Nieuwe wet burgerschapsonderwijs
Wie al langer in het onderwijs werkt weet: scholen werken al jaren hard aan burgerschapsonderwijs. Ondanks alle inspanningen concludeert de inspectie dat het beter kan. Bijvoorbeeld: meer samenhang tussen projecten, meer doorlopende lijnen en meer verbinding met het schoolklimaat. De Wet verduidelijking burgerschapsopdracht is daarom ontworpen. De opdracht aan scholen luidt: bevorder actief burgerschap en sociale cohesie op een doelgerichte, samenhangende manier.
Wat houdt de nieuwe wet in?
De nieuwe wet promoveert burgerschapsvorming tot een kerntaak van elke school. Hieronder vind je een samenvatting van de belangrijkste punten.
- Concreet aanbod
Scholen hebben een duidelijk en concreet aanbod voor burgerschapsonderwijs. Hoe bevorder je het burgerschap door de leerjaren, wat leren leerlingen en hoe evalueer je dat? - Respect voor basiswaarden
Scholen brengen leerlingen kennis en respect bij over de basiswaarden van de democratische rechtsstaat zoals verankerd in de Grondwet, en de universele rechten en vrijheden van de mens. Hoe zie je dit terug in het handelen van leerkrachten en leerlingen?
- Democratische oefenplaats
De school is een oefenplaats, waar leerlingen actief kunnen oefenen met de sociale en maatschappelijke competenties die ze nodig hebben om deel te kunnen nemen aan de pluriforme, democratische samenleving. Hoe werk je aan empathie, meningsvorming, kritisch denken, oordeelsvorming en het vreedzaam oplossen van conflicten?

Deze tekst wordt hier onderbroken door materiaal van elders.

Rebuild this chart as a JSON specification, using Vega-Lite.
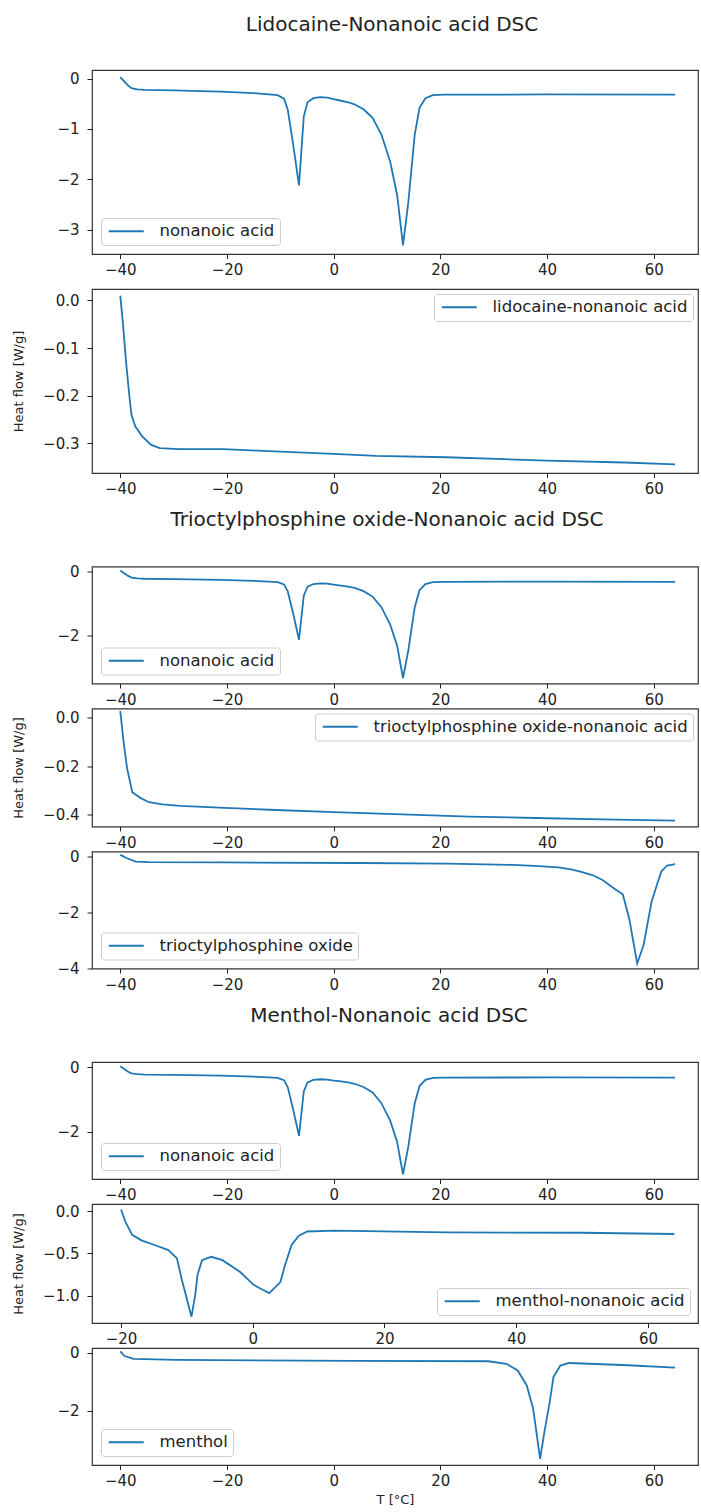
{
  "$schema": "https://vega.github.io/schema/vega-lite/v6.json",
  "padding": {"top": 15, "left": 11, "right": 0, "bottom": 0},
  "background": "white",
  "config": {
    "font": "DejaVu Sans",
    "view": {"stroke": "#333333", "strokeWidth": 1.2},
    "axis": {"grid": false, "domain": false, "tickColor": "#222222", "tickWidth": 1, "labelColor": "#222222", "labelFontSize": 15, "labelFont": "DejaVu Sans", "labelFlush": false, "labelOverlap": false, "titleFont": "DejaVu Sans", "titleFontSize": 13, "titleFontWeight": "normal", "titleColor": "#222222"},
    "axisX": {"tickSize": 4.5, "labelPadding": 4},
    "axisY": {"tickSize": 5, "labelPadding": 8},
    "legend": {"title": null, "labelFont": "DejaVu Sans", "labelFontSize": 16.5, "labelColor": "#222222", "labelLimit": 0, "symbolType": "M-3.18,0H3.18", "symbolSize": 121, "symbolStrokeWidth": 1.8, "symbolOffset": 12, "labelOffset": 25, "padding": 5, "strokeColor": "#cccccc", "fillColor": "white", "cornerRadius": 3, "offset": 7},
    "title": {"font": "DejaVu Sans", "fontSize": 20, "fontWeight": "normal", "color": "#222222", "anchor": "middle", "offset": 34},
    "line": {"strokeWidth": 1.8}
  },
  "datasets": {
    "na": [
      {"T": -40, "h": 0.03}, {"T": -39.4, "h": -0.04}, {"T": -38.6, "h": -0.13}, {"T": -37.9, "h": -0.19}, {"T": -36.8, "h": -0.215}, {"T": -35.4, "h": -0.225}, {"T": -30, "h": -0.235}, {"T": -21.2, "h": -0.26}, {"T": -15, "h": -0.29}, {"T": -10.5, "h": -0.33}, {"T": -9.3, "h": -0.4}, {"T": -8.6, "h": -0.62}, {"T": -7.6, "h": -1.3}, {"T": -6.5, "h": -2.12}, {"T": -5.6, "h": -0.75}, {"T": -4.9, "h": -0.47}, {"T": -3.8, "h": -0.39}, {"T": -2.5, "h": -0.37}, {"T": -1.2, "h": -0.38}, {"T": 0, "h": -0.41}, {"T": 1.0, "h": -0.43}, {"T": 2.7, "h": -0.47}, {"T": 3.9, "h": -0.51}, {"T": 5.6, "h": -0.61}, {"T": 7.3, "h": -0.78}, {"T": 8.95, "h": -1.11}, {"T": 10.6, "h": -1.65}, {"T": 11.9, "h": -2.31}, {"T": 13.0, "h": -3.31}, {"T": 14.0, "h": -2.45}, {"T": 15.2, "h": -1.11}, {"T": 16.1, "h": -0.58}, {"T": 17.2, "h": -0.39}, {"T": 18.6, "h": -0.33}, {"T": 20.7, "h": -0.32}, {"T": 40, "h": -0.315}, {"T": 64, "h": -0.32}
    ],
    "lido": [
      {"T": -40, "h": 0.01}, {"T": -39.5, "h": -0.048}, {"T": -38.9, "h": -0.131}, {"T": -38.3, "h": -0.2}, {"T": -37.9, "h": -0.24}, {"T": -37.2, "h": -0.264}, {"T": -35.9, "h": -0.285}, {"T": -34.2, "h": -0.303}, {"T": -32.6, "h": -0.31}, {"T": -29, "h": -0.312}, {"T": -20.7, "h": -0.312}, {"T": -12.2, "h": -0.316}, {"T": 0, "h": -0.322}, {"T": 8, "h": -0.326}, {"T": 21, "h": -0.329}, {"T": 32, "h": -0.333}, {"T": 40, "h": -0.336}, {"T": 54.5, "h": -0.34}, {"T": 64, "h": -0.344}
    ],
    "topona": [
      {"T": -40, "h": 0.027}, {"T": -39.4, "h": -0.095}, {"T": -38.75, "h": -0.205}, {"T": -37.75, "h": -0.307}, {"T": -36.25, "h": -0.33}, {"T": -34.6, "h": -0.348}, {"T": -32.1, "h": -0.357}, {"T": -28.75, "h": -0.363}, {"T": -20.4, "h": -0.371}, {"T": -12.1, "h": -0.379}, {"T": 0, "h": -0.389}, {"T": 12.9, "h": -0.398}, {"T": 25.4, "h": -0.407}, {"T": 37.9, "h": -0.413}, {"T": 50.4, "h": -0.419}, {"T": 64, "h": -0.424}
    ],
    "topo": [
      {"T": -40, "h": 0.06}, {"T": -38.75, "h": -0.06}, {"T": -37.1, "h": -0.18}, {"T": -34.6, "h": -0.2}, {"T": -20.4, "h": -0.21}, {"T": 4.6, "h": -0.23}, {"T": 21.25, "h": -0.25}, {"T": 33.75, "h": -0.3}, {"T": 38.5, "h": -0.34}, {"T": 42.1, "h": -0.39}, {"T": 44.5, "h": -0.46}, {"T": 46.25, "h": -0.54}, {"T": 48.5, "h": -0.66}, {"T": 50.4, "h": -0.84}, {"T": 52.9, "h": -1.19}, {"T": 54.2, "h": -1.35}, {"T": 55.4, "h": -2.21}, {"T": 56.9, "h": -3.82}, {"T": 58.1, "h": -3.16}, {"T": 59.6, "h": -1.61}, {"T": 60.4, "h": -1.13}, {"T": 61.4, "h": -0.54}, {"T": 62.5, "h": -0.32}, {"T": 64, "h": -0.27}
    ],
    "menna": [
      {"T": -20, "h": 0.02}, {"T": -19.3, "h": -0.13}, {"T": -18.3, "h": -0.28}, {"T": -16.9, "h": -0.345}, {"T": -14.9, "h": -0.4}, {"T": -12.8, "h": -0.46}, {"T": -11.5, "h": -0.56}, {"T": -10.8, "h": -0.8}, {"T": -9.3, "h": -1.25}, {"T": -8.7, "h": -0.98}, {"T": -8.4, "h": -0.76}, {"T": -7.7, "h": -0.58}, {"T": -6.3, "h": -0.54}, {"T": -4.6, "h": -0.58}, {"T": -1.9, "h": -0.72}, {"T": 0.1, "h": -0.87}, {"T": 1.5, "h": -0.93}, {"T": 2.5, "h": -0.97}, {"T": 3.55, "h": -0.89}, {"T": 4.2, "h": -0.84}, {"T": 4.9, "h": -0.64}, {"T": 5.9, "h": -0.4}, {"T": 7.0, "h": -0.29}, {"T": 8.3, "h": -0.24}, {"T": 12.4, "h": -0.23}, {"T": 29.5, "h": -0.25}, {"T": 50, "h": -0.255}, {"T": 64, "h": -0.27}
    ],
    "men": [
      {"T": -40, "h": 0.05}, {"T": -39.2, "h": -0.11}, {"T": -37.5, "h": -0.21}, {"T": -29.5, "h": -0.24}, {"T": 3.9, "h": -0.28}, {"T": 29, "h": -0.29}, {"T": 32.4, "h": -0.38}, {"T": 34.5, "h": -0.61}, {"T": 36.2, "h": -1.13}, {"T": 37.4, "h": -1.94}, {"T": 38.7, "h": -3.68}, {"T": 39.5, "h": -2.75}, {"T": 40.5, "h": -1.71}, {"T": 41.2, "h": -0.84}, {"T": 42.5, "h": -0.44}, {"T": 44.1, "h": -0.35}, {"T": 54.2, "h": -0.42}, {"T": 64, "h": -0.51}
    ]
  },
  "spacing": 11.5,
  "resolve": {"scale": {"x": "independent", "y": "independent", "color": "independent"}, "legend": {"color": "independent"}, "axis": {"x": "independent", "y": "independent"}},
  "vconcat": [
    {
      "title": {"text": "Lidocaine-Nonanoic acid DSC", "dx": 37},
      "spacing": 9,
      "resolve": {"scale": {"x": "independent", "y": "independent", "color": "independent"}, "legend": {"color": "independent"}, "axis": {"x": "independent", "y": "independent"}},
      "vconcat": [
        {
          "width": 606, "height": 184,
          "data": {"name": "na"},
          "mark": {"type": "line"},
          "encoding": {
            "x": {"field": "T", "type": "quantitative", "scale": {"domain": [-45.3, 68.3], "nice": false, "zero": false}, "axis": {"title": null, "values": [-40, -20, 0, 20, 40, 60]}},
            "y": {"field": "h", "type": "quantitative", "scale": {"domain": [-3.48, 0.17], "nice": false, "zero": false}, "axis": {"title": null, "values": [0, -1, -2, -3]}},
            "color": {"datum": "nonanoic acid", "type": "nominal", "scale": {"range": ["#1f77b4"]}, "legend": {"orient": "bottom-left", "offset": 9}}
          }
        },
        {
          "width": 606, "height": 184,
          "data": {"name": "lido"},
          "mark": {"type": "line"},
          "encoding": {
            "x": {"field": "T", "type": "quantitative", "scale": {"domain": [-45.3, 68.3], "nice": false, "zero": false}, "axis": {"title": null, "values": [-40, -20, 0, 20, 40, 60]}},
            "y": {"field": "h", "type": "quantitative", "scale": {"domain": [-0.362, 0.024], "nice": false, "zero": false}, "axis": {"title": "Heat flow [W/g]", "titleX": -74, "titleBaseline": "middle", "values": [0, -0.1, -0.2, -0.3], "format": ".1f"}},
            "color": {"datum": "lidocaine-nonanoic acid", "type": "nominal", "scale": {"range": ["#1f77b4"]}, "legend": {"orient": "top-right", "offset": 5}}
          }
        }
      ]
    },
    {
      "title": {"text": "Trioctylphosphine oxide-Nonanoic acid DSC", "dx": 32},
      "spacing": -3.5,
      "resolve": {"scale": {"x": "independent", "y": "independent", "color": "independent"}, "legend": {"color": "independent"}, "axis": {"x": "independent", "y": "independent"}},
      "vconcat": [
        {
          "width": 606, "height": 117,
          "data": {"name": "na"},
          "mark": {"type": "line"},
          "encoding": {
            "x": {"field": "T", "type": "quantitative", "scale": {"domain": [-45.3, 68.3], "nice": false, "zero": false}, "axis": {"title": null, "values": [-40, -20, 0, 20, 40, 60]}},
            "y": {"field": "h", "type": "quantitative", "scale": {"domain": [-3.48, 0.155], "nice": false, "zero": false}, "axis": {"title": null, "values": [0, -2]}},
            "color": {"datum": "nonanoic acid", "type": "nominal", "scale": {"range": ["#1f77b4"]}, "legend": {"orient": "bottom-left", "offset": 9}}
          }
        },
        {
          "width": 606, "height": 118,
          "data": {"name": "topona"},
          "mark": {"type": "line"},
          "encoding": {
            "x": {"field": "T", "type": "quantitative", "scale": {"domain": [-45.3, 68.3], "nice": false, "zero": false}, "axis": {"title": null, "values": [-40, -20, 0, 20, 40, 60]}},
            "y": {"field": "h", "type": "quantitative", "scale": {"domain": [-0.448, 0.038], "nice": false, "zero": false}, "axis": {"title": "Heat flow [W/g]", "titleX": -74, "titleBaseline": "middle", "values": [0, -0.2, -0.4], "format": ".1f"}},
            "color": {"datum": "trioctylphosphine oxide-nonanoic acid", "type": "nominal", "scale": {"range": ["#1f77b4"]}, "legend": {"orient": "top-right", "offset": 5}}
          }
        },
        {
          "width": 606, "height": 117,
          "data": {"name": "topo"},
          "mark": {"type": "line"},
          "encoding": {
            "x": {"field": "T", "type": "quantitative", "scale": {"domain": [-45.3, 68.3], "nice": false, "zero": false}, "axis": {"title": null, "values": [-40, -20, 0, 20, 40, 60]}},
            "y": {"field": "h", "type": "quantitative", "scale": {"domain": [-4.0, 0.18], "nice": false, "zero": false}, "axis": {"title": null, "values": [0, -2, -4]}},
            "color": {"datum": "trioctylphosphine oxide", "type": "nominal", "scale": {"range": ["#1f77b4"]}, "legend": {"orient": "bottom-left", "offset": 9}}
          }
        }
      ]
    },
    {
      "title": {"text": "Menthol-Nonanoic acid DSC", "dx": 34},
      "spacing": -3.5,
      "resolve": {"scale": {"x": "independent", "y": "independent", "color": "independent"}, "legend": {"color": "independent"}, "axis": {"x": "independent", "y": "independent"}},
      "vconcat": [
        {
          "width": 606, "height": 117,
          "data": {"name": "na"},
          "mark": {"type": "line"},
          "encoding": {
            "x": {"field": "T", "type": "quantitative", "scale": {"domain": [-45.3, 68.3], "nice": false, "zero": false}, "axis": {"title": null, "values": [-40, -20, 0, 20, 40, 60]}},
            "y": {"field": "h", "type": "quantitative", "scale": {"domain": [-3.455, 0.163], "nice": false, "zero": false}, "axis": {"title": null, "values": [0, -2]}},
            "color": {"datum": "nonanoic acid", "type": "nominal", "scale": {"range": ["#1f77b4"]}, "legend": {"orient": "bottom-left", "offset": 9}}
          }
        },
        {
          "width": 606, "height": 119,
          "data": {"name": "menna"},
          "mark": {"type": "line"},
          "encoding": {
            "x": {"field": "T", "type": "quantitative", "scale": {"domain": [-24.4, 67.6], "nice": false, "zero": false}, "axis": {"title": null, "values": [-20, 0, 20, 40, 60]}},
            "y": {"field": "h", "type": "quantitative", "scale": {"domain": [-1.325, 0.086], "nice": false, "zero": false}, "axis": {"title": "Heat flow [W/g]", "titleX": -74, "titleBaseline": "middle", "values": [0, -0.5, -1.0], "format": ".1f"}},
            "color": {"datum": "menthol-nonanoic acid", "type": "nominal", "scale": {"range": ["#1f77b4"]}, "legend": {"orient": "bottom-right", "offset": 8}}
          }
        },
        {
          "width": 606, "height": 117,
          "data": {"name": "men"},
          "mark": {"type": "line"},
          "encoding": {
            "x": {"field": "T", "type": "quantitative", "scale": {"domain": [-45.3, 68.3], "nice": false, "zero": false}, "axis": {"title": "T [°C]", "titlePadding": 5, "values": [-40, -20, 0, 20, 40, 60]}},
            "y": {"field": "h", "type": "quantitative", "scale": {"domain": [-3.89, 0.17], "nice": false, "zero": false}, "axis": {"title": null, "values": [0, -2]}},
            "color": {"datum": "menthol", "type": "nominal", "scale": {"range": ["#1f77b4"]}, "legend": {"orient": "bottom-left", "offset": 9}}
          }
        }
      ]
    }
  ]
}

- Respect voor verschillen
School brengt kennis bij over verschillen in godsdienst, levensovertuiging, politieke gezindheid, afkomst, geslacht, handicap of seksuele gerichtheid. Hoe zorg je daarnaast dat er respect is voor deze verschillen?
- Veilige acceptatie
De schoolcultuur sluit aan bij de waarden van punt 2. De school is daarmee een plek waar leerlingen het goede voorbeeld krijgen. Ook zorgt het schoolbestuur voor een omgeving waarin leerlingen én het personeel zich veilig en geaccepteerd voelen. Hoe geef je dat vorm?
Door de wetswijziging krijgt de inspectie ook de mogelijkheid om met scholen in gesprek te gaan over hun burgerschapsonderwijs. Scholen houden natuurlijk wel de vrijheid om hun onderwijs zelf vorm te geven.